Did aliens build Baalbek?
No. The Trilithon and the quarry blocks lie within securely dated Roman strata, with masonry, tool marks, and architectural integration all consistent with the Augustan-to-Severan construction sequence. The pseudoarchaeological reading requires ignoring the stratigraphy, the tool-mark evidence, and the architectural context, and is not supported by any archaeologist working at the site.
What is the Trilithon?
The Trilithon is the name given to the three colossal limestone blocks set in the sixth course of the western retaining wall of the Temple of Jupiter podium at Baalbek.

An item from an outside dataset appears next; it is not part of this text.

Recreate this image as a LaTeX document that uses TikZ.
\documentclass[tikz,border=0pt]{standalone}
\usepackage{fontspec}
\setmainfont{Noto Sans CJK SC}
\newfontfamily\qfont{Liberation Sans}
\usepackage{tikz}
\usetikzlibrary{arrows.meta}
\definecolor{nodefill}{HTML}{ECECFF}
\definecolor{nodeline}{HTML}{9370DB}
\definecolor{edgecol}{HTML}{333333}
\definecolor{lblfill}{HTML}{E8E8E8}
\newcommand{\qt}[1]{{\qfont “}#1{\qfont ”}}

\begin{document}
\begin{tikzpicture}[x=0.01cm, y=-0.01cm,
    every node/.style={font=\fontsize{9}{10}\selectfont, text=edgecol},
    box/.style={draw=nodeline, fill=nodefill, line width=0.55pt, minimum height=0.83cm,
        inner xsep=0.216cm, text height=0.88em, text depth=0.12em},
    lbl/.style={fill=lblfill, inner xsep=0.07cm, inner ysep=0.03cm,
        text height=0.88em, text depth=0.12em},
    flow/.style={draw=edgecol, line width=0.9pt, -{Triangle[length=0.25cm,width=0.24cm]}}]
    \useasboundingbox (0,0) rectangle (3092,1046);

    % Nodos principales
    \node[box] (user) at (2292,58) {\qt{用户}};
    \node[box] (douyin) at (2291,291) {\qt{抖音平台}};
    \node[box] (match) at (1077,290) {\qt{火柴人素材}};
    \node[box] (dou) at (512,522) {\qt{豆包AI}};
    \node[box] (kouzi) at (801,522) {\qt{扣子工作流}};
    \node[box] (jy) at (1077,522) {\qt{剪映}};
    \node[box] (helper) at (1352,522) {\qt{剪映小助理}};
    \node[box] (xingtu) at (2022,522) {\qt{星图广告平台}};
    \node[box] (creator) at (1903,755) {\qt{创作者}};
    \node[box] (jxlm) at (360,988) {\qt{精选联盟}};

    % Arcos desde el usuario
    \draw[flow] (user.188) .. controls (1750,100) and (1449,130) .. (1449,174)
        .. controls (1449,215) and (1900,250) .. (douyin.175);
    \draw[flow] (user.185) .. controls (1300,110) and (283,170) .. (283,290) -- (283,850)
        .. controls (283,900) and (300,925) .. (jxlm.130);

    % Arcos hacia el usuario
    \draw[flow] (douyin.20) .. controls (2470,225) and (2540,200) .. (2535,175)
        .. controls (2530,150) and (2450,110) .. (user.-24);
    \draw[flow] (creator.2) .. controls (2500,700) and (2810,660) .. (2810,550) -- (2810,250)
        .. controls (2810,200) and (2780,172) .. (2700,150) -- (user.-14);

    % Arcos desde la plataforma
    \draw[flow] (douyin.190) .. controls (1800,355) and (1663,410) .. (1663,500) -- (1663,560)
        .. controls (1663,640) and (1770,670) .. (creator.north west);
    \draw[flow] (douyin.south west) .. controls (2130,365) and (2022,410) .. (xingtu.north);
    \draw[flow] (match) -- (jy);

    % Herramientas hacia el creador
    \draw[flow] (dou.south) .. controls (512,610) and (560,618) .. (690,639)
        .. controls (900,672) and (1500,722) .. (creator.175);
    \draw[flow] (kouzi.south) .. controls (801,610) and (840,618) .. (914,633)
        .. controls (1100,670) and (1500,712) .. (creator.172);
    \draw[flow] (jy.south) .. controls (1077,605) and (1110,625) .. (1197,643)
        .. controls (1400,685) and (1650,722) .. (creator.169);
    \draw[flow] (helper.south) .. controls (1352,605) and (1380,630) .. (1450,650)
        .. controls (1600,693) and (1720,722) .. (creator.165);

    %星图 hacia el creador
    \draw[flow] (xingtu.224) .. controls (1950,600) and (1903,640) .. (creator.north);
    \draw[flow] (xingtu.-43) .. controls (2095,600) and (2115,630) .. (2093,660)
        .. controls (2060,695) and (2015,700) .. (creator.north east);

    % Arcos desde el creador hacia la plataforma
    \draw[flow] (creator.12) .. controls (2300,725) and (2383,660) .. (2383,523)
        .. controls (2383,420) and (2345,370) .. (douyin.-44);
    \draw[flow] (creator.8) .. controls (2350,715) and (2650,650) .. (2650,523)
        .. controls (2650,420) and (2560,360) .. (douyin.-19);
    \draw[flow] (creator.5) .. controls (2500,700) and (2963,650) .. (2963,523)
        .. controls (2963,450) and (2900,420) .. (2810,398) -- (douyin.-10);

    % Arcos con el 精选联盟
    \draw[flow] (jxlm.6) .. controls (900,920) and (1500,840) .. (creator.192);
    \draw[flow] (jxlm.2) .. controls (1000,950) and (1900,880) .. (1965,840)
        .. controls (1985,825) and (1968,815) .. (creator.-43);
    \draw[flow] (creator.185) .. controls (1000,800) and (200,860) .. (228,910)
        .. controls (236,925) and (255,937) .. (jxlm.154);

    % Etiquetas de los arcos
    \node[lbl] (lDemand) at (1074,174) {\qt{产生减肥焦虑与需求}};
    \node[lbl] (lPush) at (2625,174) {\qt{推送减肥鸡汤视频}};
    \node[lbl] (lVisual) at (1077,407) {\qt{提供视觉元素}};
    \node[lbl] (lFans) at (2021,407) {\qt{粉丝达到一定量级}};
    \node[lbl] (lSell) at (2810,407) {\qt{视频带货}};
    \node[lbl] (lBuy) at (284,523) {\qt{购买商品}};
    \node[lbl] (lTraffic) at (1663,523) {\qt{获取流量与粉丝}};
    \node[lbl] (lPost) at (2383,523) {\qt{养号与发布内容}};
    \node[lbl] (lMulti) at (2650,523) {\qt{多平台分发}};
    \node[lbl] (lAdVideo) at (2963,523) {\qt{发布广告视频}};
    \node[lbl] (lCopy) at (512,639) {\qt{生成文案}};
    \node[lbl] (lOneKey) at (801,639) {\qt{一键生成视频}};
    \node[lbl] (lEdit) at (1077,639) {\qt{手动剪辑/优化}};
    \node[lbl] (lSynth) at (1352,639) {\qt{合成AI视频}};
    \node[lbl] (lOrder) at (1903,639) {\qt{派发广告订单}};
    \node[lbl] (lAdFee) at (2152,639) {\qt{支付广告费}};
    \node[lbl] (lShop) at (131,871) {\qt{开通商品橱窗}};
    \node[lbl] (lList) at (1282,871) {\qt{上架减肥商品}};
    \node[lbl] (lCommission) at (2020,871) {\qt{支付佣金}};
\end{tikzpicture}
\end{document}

Each weighs approximately 800 tonnes. The course evens the foundation across a slight irregularity in the underlying ground while serving as a piece of imperial-scale architectural display.
Where is Baalbek located?
Baalbek lies in the Beqaa Valley of modern Lebanon, between the Mount Lebanon and Anti-Lebanon ranges, about 85 kilometers northeast of Beirut. In Roman times the city was called Heliopolis and served as one of the most important cult centers of the Roman Near East. The site has been a UNESCO World Heritage Site since 1984.

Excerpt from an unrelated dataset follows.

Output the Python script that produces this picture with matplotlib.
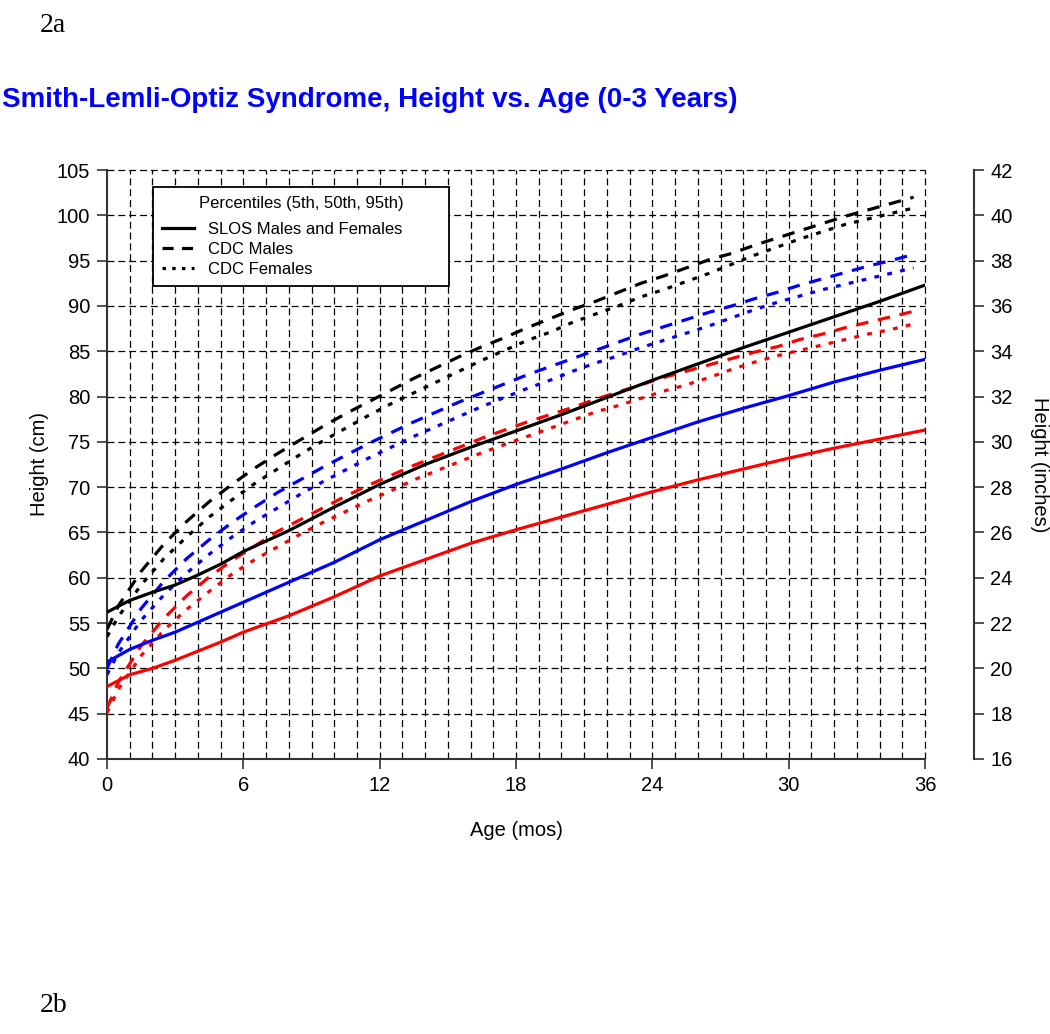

Why didn’t the Romans use the largest quarry blocks?
The wall above the Trilithon was already finished by the time the larger blocks were being prepared. Daniel Lohmann interprets the abandoned megaliths as a scaled-back building program rather than a failed technology. The Romans could have moved the 1650-tonne block. They simply chose, probably for reasons of cost and shifting imperial priorities under the Severans, not to.
What older layers lie beneath the Roman temple?
German Archaeological Institute soundings led by Margarete van Ess from the late 1990s onward have located Bronze Age, Iron Age, and Phoenician occupation levels beneath the Roman courtyards. The pre-Roman cult was dedicated to a Semitic storm god, Baal of the Beqaa, syncretized in the Hellenistic and Roman periods with Zeus and then with Jupiter Heliopolitanus.